## Stated problem
Set down the data below without change, skipping the pictures it holds.

## Supplied information
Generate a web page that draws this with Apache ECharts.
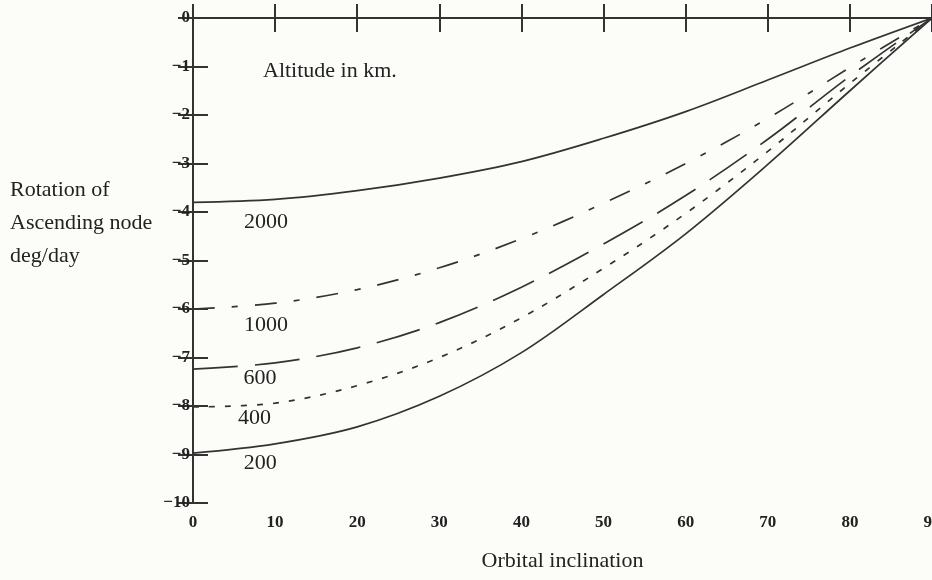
<!DOCTYPE html>
<html>
<head>
<meta charset="utf-8">
<script src="https://cdn.jsdelivr.net/npm/echarts@6/dist/echarts.min.js"></script>
<style>
  html, body { margin: 0; padding: 0; background: #fcfcf9; }
  #chart { width: 932px; height: 580px; }
</style>
</head>
<body>
<div id="chart"></div>
<script>
// orbital inclination (deg)
const inclination = [0, 10, 20, 30, 40, 50, 60, 70, 80, 90];
// rotation of ascending node (deg/day) per altitude
const alt2000 = [-3.80, -3.74, -3.56, -3.30, -2.96, -2.48, -1.93, -1.28, -0.62, 0];
const alt1000 = [-6.00, -5.88, -5.60, -5.15, -4.55, -3.82, -3.00, -2.07, -1.02, 0];
const alt600  = [-7.24, -7.11, -6.80, -6.28, -5.55, -4.66, -3.66, -2.50, -1.20, 0];
const alt400  = [-8.02, -7.94, -7.58, -7.00, -6.18, -5.16, -4.03, -2.75, -1.35, 0];
const alt200  = [-8.97, -8.78, -8.43, -7.80, -6.90, -5.70, -4.45, -3.02, -1.50, 0];
const altNames = ['2000', '1000', '600', '400', '200'];

const chart = echarts.init(document.getElementById('chart'));
const ink = '#333';
const serif = '"Liberation Serif", "DejaVu Serif", serif';

// line styles: solid, dash-dot, long dash, short dash, solid
const dashes = ['solid', [22, 17, 6, 17], [45, 17], [6, 10], 'solid'];
// where each altitude label sits (data coords, centre of text)
const labelPos = [[8.9, -4.21], [8.9, -6.33], [8.15, -7.42], [7.5, -8.25], [8.2, -9.18]];

function pairs(ys) {
    return inclination.map((x, i) => [x, ys[i]]);
}

const seriesData = [alt2000, alt1000, alt600, alt400, alt200];

const series = seriesData.map((ys, k) => ({
    name: altNames[k],
    type: 'line',
    data: pairs(ys),
    smooth: 0.35,
    showSymbol: false,
    lineStyle: { color: ink, width: 1.7, type: dashes[k] },
    markPoint: {
        symbol: 'circle',
        symbolSize: 0,
        data: [{ coord: labelPos[k], value: altNames[k] }],
        label: {
            show: true,
            position: 'inside',
            formatter: altNames[k],
            color: '#222',
            fontFamily: serif,
            fontSize: 22
        }
    }
}));

const tickLabel = {
    color: '#222',
    fontFamily: serif,
    fontWeight: 'bold',
    fontSize: 17
};

const option = {
    backgroundColor: '#fcfcf9',
    animation: false,
    grid: { left: 193, top: 18, width: 739, height: 485, outerBoundsMode: 'none', containLabel: false },
    xAxis: [{
        type: 'value',
        min: 0, max: 90, interval: 10,
        position: 'bottom',
        axisLine: { lineStyle: { color: ink, width: 2 } },
        axisTick: { inside: true, length: 14, lineStyle: { color: ink, width: 2 } },
        splitLine: { show: false },
        axisLabel: Object.assign({ margin: 11 }, tickLabel),
        name: 'Orbital inclination',
        nameLocation: 'middle',
        nameGap: 47,
        nameTextStyle: { color: '#222', fontFamily: serif, fontSize: 22 }
    }, {
        type: 'value',
        min: 0, max: 90, interval: 10,
        position: 'top',
        axisLine: { lineStyle: { color: ink, width: 2 } },
        axisTick: { inside: true, length: 14, lineStyle: { color: ink, width: 2 } },
        splitLine: { show: false },
        axisLabel: { show: false }
    }],
    yAxis: [{
        type: 'value',
        min: -10, max: 0, interval: 1,
        position: 'left',
        axisLine: { lineStyle: { color: ink, width: 2 } },
        axisTick: { inside: true, length: 15, lineStyle: { color: ink, width: 2 } },
        splitLine: { show: false },
        axisLabel: Object.assign({
            margin: 3,
            formatter: v => String(v).replace('-', '\u2212')
        }, tickLabel)
    }, {
        type: 'value',
        min: -10, max: 0, interval: 1,
        position: 'right',
        axisLine: { lineStyle: { color: ink, width: 2 } },
        axisTick: { inside: true, length: 15, lineStyle: { color: ink, width: 2 } },
        splitLine: { show: false },
        axisLabel: { show: false }
    }],
    graphic: [{
        type: 'text',
        left: 10,
        top: 174,
        style: {
            text: 'Rotation of\nAscending node\ndeg/day',
            fill: '#222',
            font: '22px ' + serif,
            lineHeight: 33
        }
    }, {
        type: 'text',
        left: 263,
        top: 60,
        style: {
            text: 'Altitude in km.',
            fill: '#222',
            font: '22px ' + serif
        }
    }],
    series: series
};

chart.setOption(option);
</script>
</body>
</html>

## Task solution
Generate a web page that draws this with Apache ECharts.
<!DOCTYPE html>
<html>
<head>
<meta charset="utf-8">
<script src="https://cdn.jsdelivr.net/npm/echarts@6/dist/echarts.min.js"></script>
<style>
  html, body { margin: 0; padding: 0; background: #fcfcf9; }
  #chart { width: 932px; height: 580px; }
</style>
</head>
<body>
<div id="chart"></div>
<script>
// orbital inclination (deg)
const inclination = [0, 10, 20, 30, 40, 50, 60, 70, 80, 90];
// rotation of ascending node (deg/day) per altitude
const alt2000 = [-3.80, -3.74, -3.56, -3.30, -2.96, -2.48, -1.93, -1.28, -0.62, 0];
const alt1000 = [-6.00, -5.88, -5.60, -5.15, -4.55, -3.82, -3.00, -2.07, -1.02, 0];
const alt600  = [-7.24, -7.11, -6.80, -6.28, -5.55, -4.66, -3.66, -2.50, -1.20, 0];
const alt400  = [-8.02, -7.94, -7.58, -7.00, -6.18, -5.16, -4.03, -2.75, -1.35, 0];
const alt200  = [-8.97, -8.78, -8.43, -7.80, -6.90, -5.70, -4.45, -3.02, -1.50, 0];
const altNames = ['2000', '1000', '600', '400', '200'];

const chart = echarts.init(document.getElementById('chart'));
const ink = '#333';
const serif = '"Liberation Serif", "DejaVu Serif", serif';

// line styles: solid, dash-dot, long dash, short dash, solid
const dashes = ['solid', [22, 17, 6, 17], [45, 17], [6, 10], 'solid'];
// where each altitude label sits (data coords, centre of text)
const labelPos = [[8.9, -4.21], [8.9, -6.33], [8.15, -7.42], [7.5, -8.25], [8.2, -9.18]];

function pairs(ys) {
    return inclination.map((x, i) => [x, ys[i]]);
}

const seriesData = [alt2000, alt1000, alt600, alt400, alt200];

const series = seriesData.map((ys, k) => ({
    name: altNames[k],
    type: 'line',
    data: pairs(ys),
    smooth: 0.35,
    showSymbol: false,
    lineStyle: { color: ink, width: 1.7, type: dashes[k] },
    markPoint: {
        symbol: 'circle',
        symbolSize: 0,
        data: [{ coord: labelPos[k], value: altNames[k] }],
        label: {
            show: true,
            position: 'inside',
            formatter: altNames[k],
            color: '#222',
            fontFamily: serif,
            fontSize: 22
        }
    }
}));

const tickLabel = {
    color: '#222',
    fontFamily: serif,
    fontWeight: 'bold',
    fontSize: 17
};

const option = {
    backgroundColor: '#fcfcf9',
    animation: false,
    grid: { left: 193, top: 18, width: 739, height: 485, outerBoundsMode: 'none', containLabel: false },
    xAxis: [{
        type: 'value',
        min: 0, max: 90, interval: 10,
        position: 'bottom',
        axisLine: { lineStyle: { color: ink, width: 2 } },
        axisTick: { inside: true, length: 14, lineStyle: { color: ink, width: 2 } },
        splitLine: { show: false },
        axisLabel: Object.assign({ margin: 11 }, tickLabel),
        name: 'Orbital inclination',
        nameLocation: 'middle',
        nameGap: 47,
        nameTextStyle: { color: '#222', fontFamily: serif, fontSize: 22 }
    }, {
        type: 'value',
        min: 0, max: 90, interval: 10,
        position: 'top',
        axisLine: { lineStyle: { color: ink, width: 2 } },
        axisTick: { inside: true, length: 14, lineStyle: { color: ink, width: 2 } },
        splitLine: { show: false },
        axisLabel: { show: false }
    }],
    yAxis: [{
        type: 'value',
        min: -10, max: 0, interval: 1,
        position: 'left',
        axisLine: { lineStyle: { color: ink, width: 2 } },
        axisTick: { inside: true, length: 15, lineStyle: { color: ink, width: 2 } },
        splitLine: { show: false },
        axisLabel: Object.assign({
            margin: 3,
            formatter: v => String(v).replace('-', '\u2212')
        }, tickLabel)
    }, {
        type: 'value',
        min: -10, max: 0, interval: 1,
        position: 'right',
        axisLine: { lineStyle: { color: ink, width: 2 } },
        axisTick: { inside: true, length: 15, lineStyle: { color: ink, width: 2 } },
        splitLine: { show: false },
        axisLabel: { show: false }
    }],
    graphic: [{
        type: 'text',
        left: 10,
        top: 174,
        style: {
            text: 'Rotation of\nAscending node\ndeg/day',
            fill: '#222',
            font: '22px ' + serif,
            lineHeight: 33
        }
    }, {
        type: 'text',
        left: 263,
        top: 60,
        style: {
            text: 'Altitude in km.',
            fill: '#222',
            font: '22px ' + serif
        }
    }],
    series: series
};

chart.setOption(option);
</script>
</body>
</html>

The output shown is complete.